Anti-broadcast lobbies successfully have disseminated the perception that broadcasters get spectrum “for free” and just siphon money from it. Stanley Hubbard would counter that broadcasters homesteaded the spectrum when no one else wanted it, spending multiple millions creating an infrastructure that made television available to virtually every man, woman and child in the United States. A license to build a TV station came with requirements, as did claims in the original Homestead Act. Settlers had to improve the land and live on it for five years. TV pioneers had to build studios, transmitter facilities and towers, and get a signal on the air within three years or lose their license.

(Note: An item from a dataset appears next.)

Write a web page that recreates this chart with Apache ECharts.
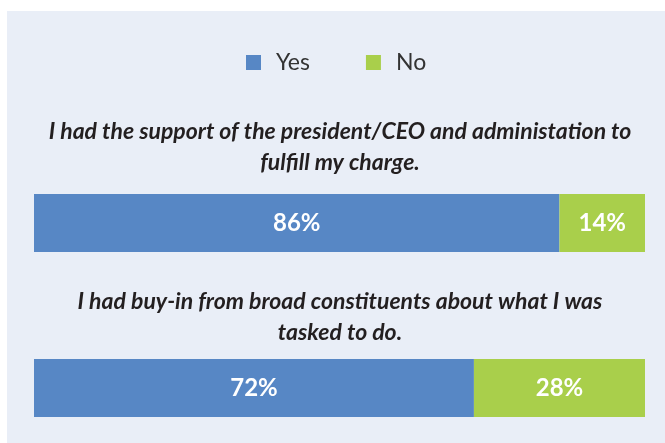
<!DOCTYPE html>
<html>
<head>
<meta charset="utf-8">
<script src="https://cdn.jsdelivr.net/npm/echarts@6/dist/echarts.min.js"></script>
<style>
  html, body { margin: 0; padding: 0; background: #ffffff; }
  #main { width: 665px; height: 443px; }
</style>
</head>
<body>
<div id="main"></div>
<script>
// survey statements, one bar each
var questions = [
  'I had the support of the president/CEO and administation to\nfulfill my charge.',
  'I had buy-in from broad constituents about what I was\ntasked to do.'
];
var yesValues = [86, 72];
var noValues = [14, 28];
var seriesNames = ['Yes', 'No'];

var chart = echarts.init(document.getElementById('main'));

var questionTops = [111, 281];
var titles = questions.map(function (q, i) {
  return {
    text: q,
    left: 335,
    textAlign: 'center',
    top: questionTops[i],
    textStyle: {
      fontFamily: 'Lato',
      fontSize: 23,
      fontWeight: 'bold',
      fontStyle: 'italic',
      color: '#231f20',
      lineHeight: 31
    }
  };
});

var labelStyle = {
  show: true,
  position: 'inside',
  formatter: '{c}%',
  color: '#ffffff',
  fontFamily: 'Lato',
  fontWeight: 'bold',
  fontSize: 24
};

chart.setOption({
  animation: false,
  backgroundColor: '#ffffff',
  graphic: [{
    type: 'rect',
    z: -10,
    shape: { x: 7, y: 11, width: 660, height: 432 },
    style: { fill: '#e9eef7' }
  }],
  title: titles,
  legend: {
    data: seriesNames,
    left: 241,
    top: 46,
    itemWidth: 15,
    itemHeight: 15,
    itemGap: 56,
    icon: 'rect',
    textStyle: { fontFamily: 'Lato', fontSize: 23, color: '#333333', padding: [0, 0, 0, 10] }
  },
  grid: { left: 34, width: 611, top: 140.5, height: 330, outerBoundsMode: 'none', containLabel: false },
  xAxis: { type: 'value', min: 0, max: 100, show: false },
  yAxis: {
    type: 'category',
    inverse: true,
    data: questions,
    show: false
  },
  series: [
    {
      name: seriesNames[0],
      type: 'bar',
      stack: 'all',
      barWidth: 58,
      data: yesValues,
      itemStyle: { color: '#5787c5' },
      label: labelStyle
    },
    {
      name: seriesNames[1],
      type: 'bar',
      stack: 'all',
      barWidth: 58,
      data: noValues,
      itemStyle: { color: '#a9cf4b' },
      label: labelStyle
    }
  ]
});
</script>
</body>
</html>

Six decades later, the progeny of homesteaders are feeding the country and the broadcast industry widely is considered a relic. The descendants of homesteaders own the land, work like mules and tolerate risk that would make Wild Bill Hickok blanch. Broadcasters still license spectrum and get fined and vilified when some spoiled celebrity utters an indelicate word. They also get fined for record-keeping errors, peeling tower paint, inadequate signage and programming infractions.
A privatized broadcast industry would be free of programming rules made obsolete by cable, satellite and Xboxes. Service could be free or encrypted. Barry Diller and Alki David would have to leech off of something else—maybe they could create a subscription emergency alert system.
There would be an opening, after all.